● **Stored data**:
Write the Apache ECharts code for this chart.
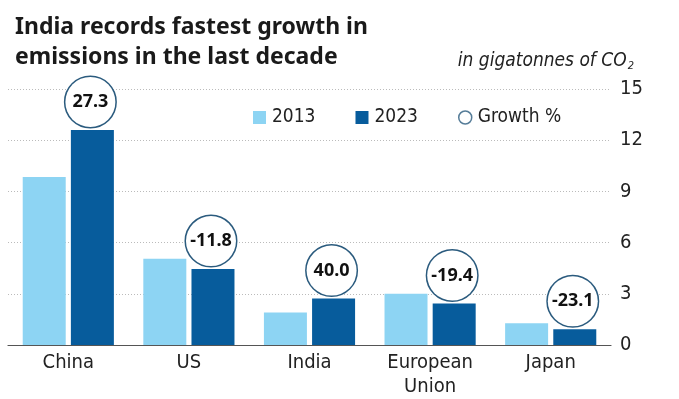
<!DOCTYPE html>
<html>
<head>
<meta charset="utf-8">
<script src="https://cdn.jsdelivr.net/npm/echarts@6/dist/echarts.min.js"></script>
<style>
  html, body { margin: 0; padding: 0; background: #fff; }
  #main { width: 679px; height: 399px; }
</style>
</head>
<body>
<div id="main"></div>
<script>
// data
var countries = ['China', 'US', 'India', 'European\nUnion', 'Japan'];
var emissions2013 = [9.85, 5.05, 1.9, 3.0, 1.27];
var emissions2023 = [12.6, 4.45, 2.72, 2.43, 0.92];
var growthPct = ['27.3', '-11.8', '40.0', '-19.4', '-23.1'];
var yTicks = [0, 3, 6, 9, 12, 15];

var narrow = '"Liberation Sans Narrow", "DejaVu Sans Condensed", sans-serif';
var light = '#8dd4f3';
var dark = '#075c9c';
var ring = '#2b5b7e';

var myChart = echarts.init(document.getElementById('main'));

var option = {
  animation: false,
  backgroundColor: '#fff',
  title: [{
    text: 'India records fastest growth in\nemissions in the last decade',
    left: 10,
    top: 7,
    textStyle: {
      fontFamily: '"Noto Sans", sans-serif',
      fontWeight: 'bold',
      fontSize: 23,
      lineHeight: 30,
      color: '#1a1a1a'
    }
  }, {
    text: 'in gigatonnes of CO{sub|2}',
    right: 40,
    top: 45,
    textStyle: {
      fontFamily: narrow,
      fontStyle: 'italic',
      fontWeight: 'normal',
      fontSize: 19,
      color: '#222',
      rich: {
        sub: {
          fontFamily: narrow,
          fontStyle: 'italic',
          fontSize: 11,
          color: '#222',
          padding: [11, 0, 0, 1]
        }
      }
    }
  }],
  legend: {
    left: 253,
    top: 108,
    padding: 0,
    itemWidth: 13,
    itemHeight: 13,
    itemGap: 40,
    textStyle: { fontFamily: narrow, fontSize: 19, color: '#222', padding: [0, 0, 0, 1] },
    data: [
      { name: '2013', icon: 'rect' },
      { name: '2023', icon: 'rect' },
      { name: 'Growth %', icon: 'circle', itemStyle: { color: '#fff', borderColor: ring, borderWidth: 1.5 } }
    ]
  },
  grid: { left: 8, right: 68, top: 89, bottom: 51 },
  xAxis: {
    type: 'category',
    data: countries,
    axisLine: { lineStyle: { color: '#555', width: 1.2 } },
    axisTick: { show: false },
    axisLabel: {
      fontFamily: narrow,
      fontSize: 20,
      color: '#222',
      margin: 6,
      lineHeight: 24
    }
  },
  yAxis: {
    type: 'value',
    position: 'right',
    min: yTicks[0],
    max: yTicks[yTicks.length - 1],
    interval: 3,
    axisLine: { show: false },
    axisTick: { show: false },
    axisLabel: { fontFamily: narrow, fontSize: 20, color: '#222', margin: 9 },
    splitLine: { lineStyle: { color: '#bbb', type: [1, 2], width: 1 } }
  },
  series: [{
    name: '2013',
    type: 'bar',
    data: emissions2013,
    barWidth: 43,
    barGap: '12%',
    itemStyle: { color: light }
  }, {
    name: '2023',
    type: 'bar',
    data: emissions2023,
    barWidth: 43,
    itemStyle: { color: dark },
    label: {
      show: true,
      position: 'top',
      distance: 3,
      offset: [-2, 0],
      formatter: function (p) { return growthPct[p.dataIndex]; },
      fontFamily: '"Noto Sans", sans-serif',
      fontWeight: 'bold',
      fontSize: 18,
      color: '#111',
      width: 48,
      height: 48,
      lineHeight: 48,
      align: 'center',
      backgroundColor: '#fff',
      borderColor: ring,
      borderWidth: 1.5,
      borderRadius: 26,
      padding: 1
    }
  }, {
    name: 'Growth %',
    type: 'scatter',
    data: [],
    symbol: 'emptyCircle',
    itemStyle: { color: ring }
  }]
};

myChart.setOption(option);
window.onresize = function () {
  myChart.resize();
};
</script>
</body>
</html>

● **What is expected**:
Only the lines from the top of the data through the line with "var myChart = echarts.init(document.getElementById('main'));" should be quoted, exactly and with both ends kept; skip the pictures.

● **Answer to this problem**:
Write the Apache ECharts code for this chart.
<!DOCTYPE html>
<html>
<head>
<meta charset="utf-8">
<script src="https://cdn.jsdelivr.net/npm/echarts@6/dist/echarts.min.js"></script>
<style>
  html, body { margin: 0; padding: 0; background: #fff; }
  #main { width: 679px; height: 399px; }
</style>
</head>
<body>
<div id="main"></div>
<script>
// data
var countries = ['China', 'US', 'India', 'European\nUnion', 'Japan'];
var emissions2013 = [9.85, 5.05, 1.9, 3.0, 1.27];
var emissions2023 = [12.6, 4.45, 2.72, 2.43, 0.92];
var growthPct = ['27.3', '-11.8', '40.0', '-19.4', '-23.1'];
var yTicks = [0, 3, 6, 9, 12, 15];

var narrow = '"Liberation Sans Narrow", "DejaVu Sans Condensed", sans-serif';
var light = '#8dd4f3';
var dark = '#075c9c';
var ring = '#2b5b7e';

var myChart = echarts.init(document.getElementById('main'));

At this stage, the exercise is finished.